Sometimes the creator of a show may not have the producing experience to be a show runner, so another executive producer is brought in to oversee the show. That's the case with The WB's "Zoe, Duncan, Jack & Jane," created by the married writing team of Sue and Daniel Paige.

"We weren't prepared to be show runners this year," Sue Paige said. "Michael Jacobs -- or as he calls himself, 'the shepherd' of this project -- was brought in [as the show runner]."

Another type of show runner is the successor who takes over for a program's original guiding force. When David E. Kelley stopped working on CBS's "Chicago Hope," a series he created, John Tinker became the show runner.

Greenstein and his former writing partner Jeff Strauss became show runners of HBO's "Dream On" in its fourth season.

"In that situation, you're trying to remain true to the voice of the show that's been established, but you also try to provide creative growth," Greenstein said. "The difference between that year on 'Dream On' and the first year writing my own show is the weight you carry home at the end of every day.

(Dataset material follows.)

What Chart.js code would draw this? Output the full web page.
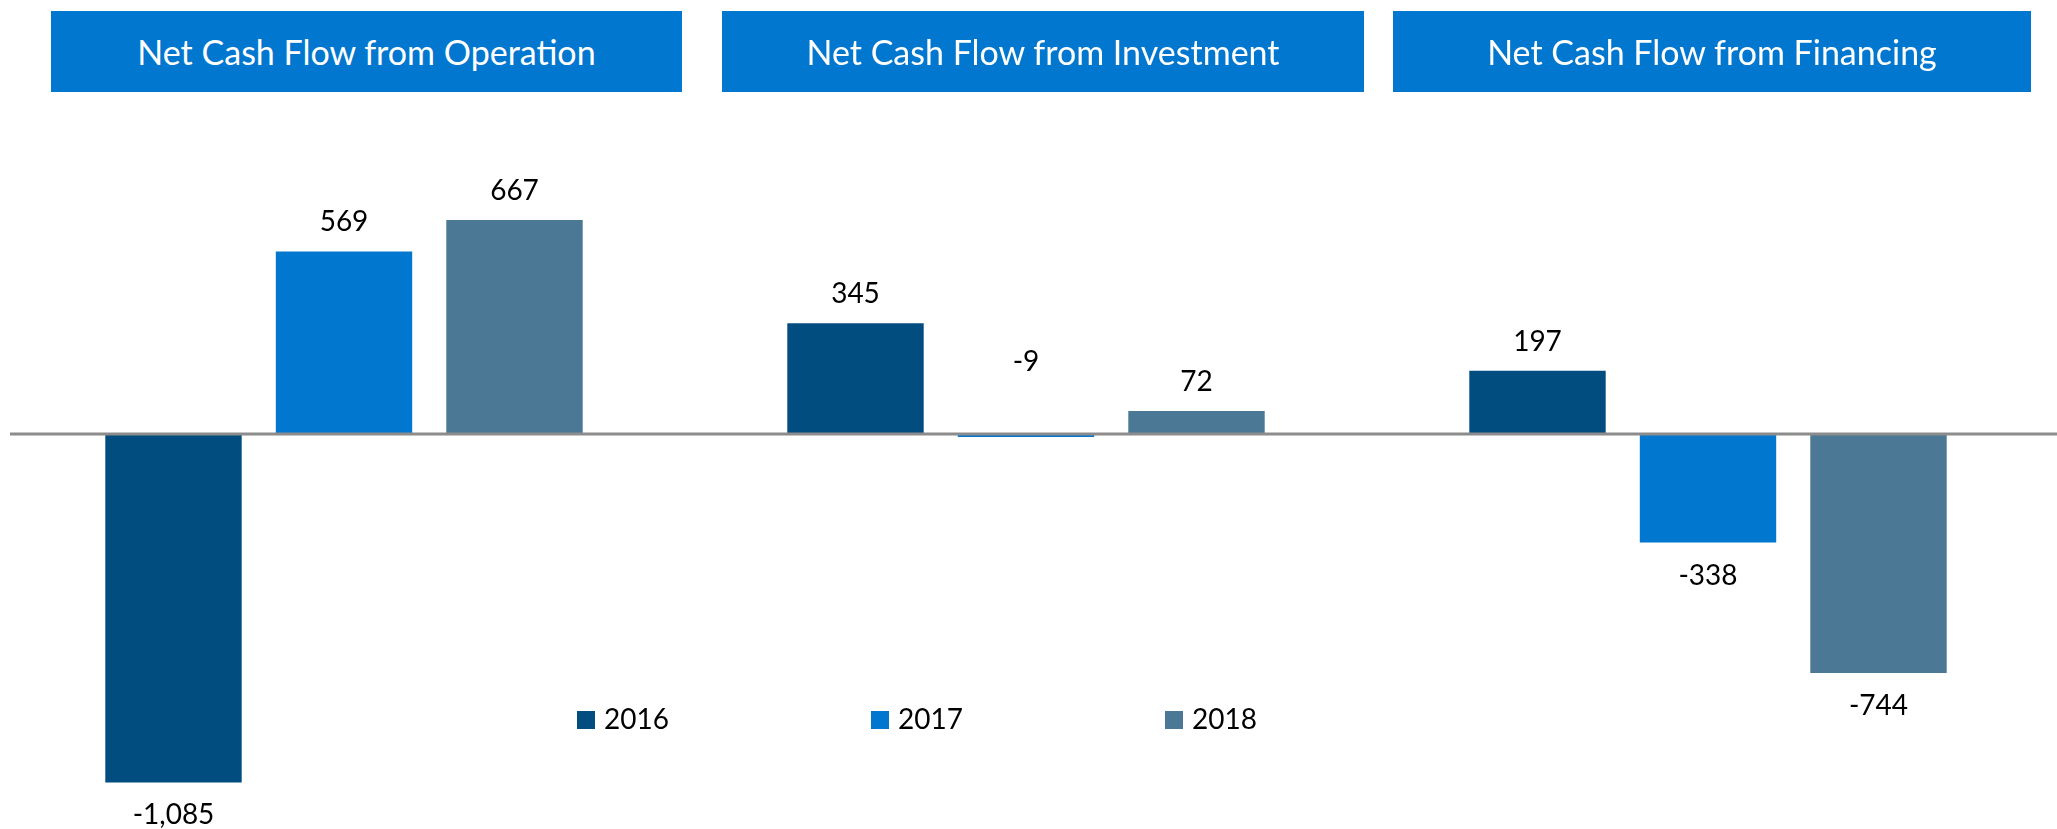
<!DOCTYPE html>
<html>
<head>
<meta charset="utf-8">
<script src="https://cdn.jsdelivr.net/npm/chart.js@4.4.0/dist/chart.umd.min.js"></script>
<style>
  body { margin: 0; background: #fff; overflow: hidden; }
  #wrap { position: relative; width: 2057px; height: 829px; }
  canvas { position: absolute; left: 0; top: 0; }
  .head {
    position: absolute; top: 11px; height: 81px;
    background: #0277cf; color: #fff;
    font-family: Lato, sans-serif; font-size: 34px;
    display: flex; align-items: center; justify-content: center;
  }
</style>
</head>
<body>
<div id="wrap">
  <canvas id="chart" width="2057" height="829"></canvas>
</div>
<script>
// Data
const categories = ["Net Cash Flow from Operation", "Net Cash Flow from Investment", "Net Cash Flow from Financing"];
const years = ["2016", "2017", "2018"];
const values2016 = [-1085, 345, 197];
const values2017 = [569, -9, -338];
const values2018 = [667, 72, -744];
const colors = ["#024d80", "#0277cf", "#4a7895"];

// header boxes above each group
const headBoxes = [[51, 682], [722, 1364], [1393, 2031]];
const wrap = document.getElementById("wrap");
categories.forEach((c, i) => {
  const d = document.createElement("div");
  d.className = "head";
  d.style.left = headBoxes[i][0] + "px";
  d.style.width = (headBoxes[i][1] - headBoxes[i][0]) + "px";
  d.textContent = c;
  wrap.appendChild(d);
});

// zero line, value labels and legend drawn on the canvas
const extras = {
  id: "extras",
  afterDatasetsDraw(chart) {
    const ctx = chart.ctx;
    const y0 = chart.scales.y.getPixelForValue(0);
    ctx.save();
    ctx.strokeStyle = "#8c8c8c";
    ctx.lineWidth = 3;
    ctx.beginPath();
    ctx.moveTo(10, y0);
    ctx.lineTo(chart.width, y0);
    ctx.stroke();

    ctx.fillStyle = "#000";
    ctx.font = "28px Lato";
    ctx.textAlign = "center";
    ctx.textBaseline = "alphabetic";
    chart.data.datasets.forEach((ds, di) => {
      chart.getDatasetMeta(di).data.forEach((bar, i) => {
        const v = ds.data[i];
        const txt = v.toLocaleString("en-US");
        let y;
        if (v >= 0) y = bar.y - 20;
        else if (Math.abs(v) < 20) y = y0 - 63; // tiny negative label sits above
        else y = bar.y + 42;
        ctx.fillText(txt, bar.x, y);
      });
    });

    // legend in the middle of the plot
    ctx.textAlign = "left";
    ctx.textBaseline = "middle";
    chart.data.datasets.forEach((ds, di) => {
      const x = 577 + di * 294;
      ctx.fillStyle = ds.backgroundColor;
      ctx.fillRect(x, 711, 18, 18);
      ctx.fillStyle = "#000";
      ctx.fillText(ds.label, x + 27, 720);
    });
    ctx.restore();
  }
};

new Chart(document.getElementById("chart"), {
  type: "bar",
  data: {
    labels: categories,
    datasets: [
      { label: years[0], data: values2016, backgroundColor: colors[0] },
      { label: years[1], data: values2017, backgroundColor: colors[1] },
      { label: years[2], data: values2018, backgroundColor: colors[2] }
    ]
  },
  options: {
    responsive: false,
    animation: false,
    layout: { padding: { left: 3, right: 8, top: 0, bottom: 0 } },
    datasets: { bar: { categoryPercentage: 0.75, barPercentage: 0.8 } },
    scales: {
      x: { display: false },
      y: { display: false, min: -1230, max: 1352 }
    },
    plugins: {
      legend: { display: false },
      tooltip: { enabled: false }
    }
  },
  plugins: [extras]
});
</script>
</body>
</html>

When it's a new show, everyone is looking to you to invent, to lay the creative groundwork for a series that will hopefully run for 11 years."

There's one last type of show runner, exemplified by Pittsburgh native James Widdoes, who with business partner Jonathan Axelrod is a nonwriting executive producer of ABC's "Brother's Keeper" and the upcoming WB series "Movie Stars."

"We can be, in various degrees, part of the show-running team," Widdoes said. "We found ourselves in a niche where we were fortunate to work with a lot of writers who basically didn't want a lot of the other aspects of running a show, so we take those."